The camera has a history of basements. It was my father’s camera before it was mine, purchased, I believe, when he was in the Air Force during Korea. At least that’s the story I’ve given the camera. We never talked about it. However, the basement part is true.

My dad, I’m sorry to say, had an erratic, volatile personality. As kids, the five of us learned to cut him a wide berth. The slightest provocation would send him into a frenzied tirade. And something innocuous one day became provocative the next. Therefore, it doesn’t really matter what precipitated his mission to throw everything away that was in storage in our home’s basement. As far as I’m concerned, it just happened. The cellar door was laid open and stuff spewed onto the driveway. It was then I inherited the camera. It wasn’t given to me; I didn’t ask for it; I just took it to my bedroom and put it in a drawer. After all, he didn’t use it. There are no 35mm pictures of us kids.
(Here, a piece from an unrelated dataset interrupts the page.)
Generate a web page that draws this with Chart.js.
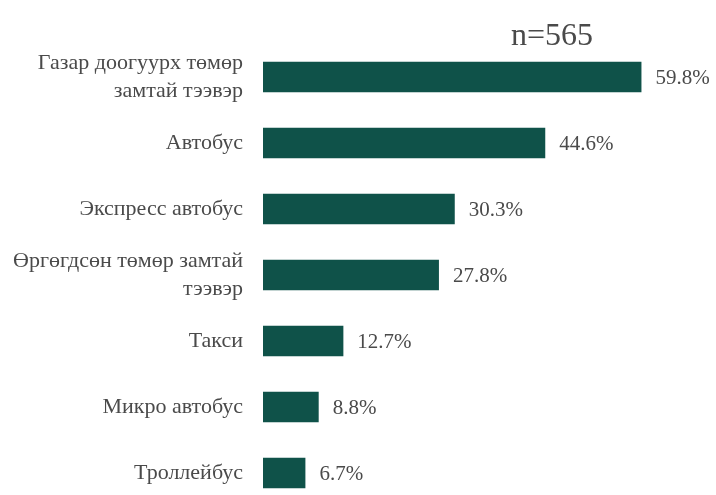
<!DOCTYPE html>
<html>
<head>
<meta charset="utf-8">
<script src="https://cdn.jsdelivr.net/npm/chart.js@4"></script>
<style>
html,body{margin:0;padding:0;background:#fff;overflow:hidden;width:716px;height:495px;}
canvas{display:block;}
</style>
</head>
<body>
<canvas id="c" width="716" height="554" style="width:716px;height:554px"></canvas>
<script>
const categories = [
  ["Газар доогуурх төмөр", "замтай тээвэр"],
  "Автобус",
  "Экспресс автобус",
  ["Өргөгдсөн төмөр замтай", "тээвэр"],
  "Такси",
  "Микро автобус",
  "Троллейбус"
];
const shares = [59.8, 44.6, 30.3, 27.8, 12.7, 8.8, 6.7];
const sampleNote = "n=565";

const textColor = "#4a4a4a";
const fontFamily = "'Liberation Serif', 'Times New Roman', serif";

const valueLabels = {
  id: "valueLabels",
  afterDatasetsDraw(chart) {
    const ctx = chart.ctx;
    ctx.save();
    ctx.fillStyle = textColor;
    ctx.font = "21px " + fontFamily;
    ctx.textBaseline = "middle";
    ctx.textAlign = "left";
    chart.getDatasetMeta(0).data.forEach((bar, i) => {
      ctx.fillText(shares[i].toFixed(1) + "%", bar.x + 14, bar.y + 1);
    });
    ctx.font = "32px " + fontFamily;
    ctx.textBaseline = "alphabetic";
    ctx.fillText(sampleNote, 511, 45);
    ctx.restore();
  }
};

new Chart(document.getElementById("c"), {
  type: "bar",
  data: {
    labels: categories,
    datasets: [{
      data: shares,
      backgroundColor: "#0f5249",
      borderWidth: 0,
      categoryPercentage: 0.92,
      barPercentage: 0.5
    }]
  },
  options: {
    indexAxis: "y",
    responsive: false,
    animation: false,
    layout: { padding: { top: 44, bottom: 14, right: 10, left: 0 } },
    plugins: { legend: { display: false }, tooltip: { enabled: false }, title: { display: false } },
    scales: {
      x: { min: 0, max: 70, display: false, grid: { display: false } },
      y: {
        grid: { display: false, drawTicks: false },
        border: { display: false },
        ticks: {
          color: textColor,
          padding: 20,
          font: { family: fontFamily, size: 22, lineHeight: 1.27 }
        },
        afterFit(scale) { scale.width = 263; }
      }
    }
  },
  plugins: [valueLabels]
});
</script>
</body>
</html>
Now, I realize that readers are unaccustomed to reading accounts of my childhood, and may understand why not. (Mind you, it wasn’t all bad, yet the good moments, by and large, are those that didn’t involve the Old Man.) If you feel uncomfortable reading such disclosures, imagine how I must feel. Still, as personal as this blog may seem at times, a large amount of discretion goes into the pre-edit. But sometimes, like today, when I look at the picture of my son, and his son, and I feel the joy and love that rises within me, so much so that I cannot help but share it, I know that the story is not complete, has no context without a fuller understanding of my own.

4 comments:

KenP said...

That was sad. But, it points out your sterling character shining though. NH WPS

I was lucky I had one of the best dads on the planet. People that worked for him loved him as much as I did.

Dave G said...

Great picture of your son and his son. I know how you feel, I have similar pictures of my son with his son.

Great post too, I like hearing about past history.

Unknown said...

Lovely stuff Patrick, thanks.

I must not shout at my kids.
I must not shout at my kids.
I must not shout at my kids.
I must not shout at my kids.

jw

Crash said...

Yup, totally the opposite to how I was treated.

I have a gleaming old 8mm projector that belonged to my parents in the 1930s. Chrome trim and levers and that crinkly black finish. To this day, there is a distinctive smell of the lubricant. Work of art.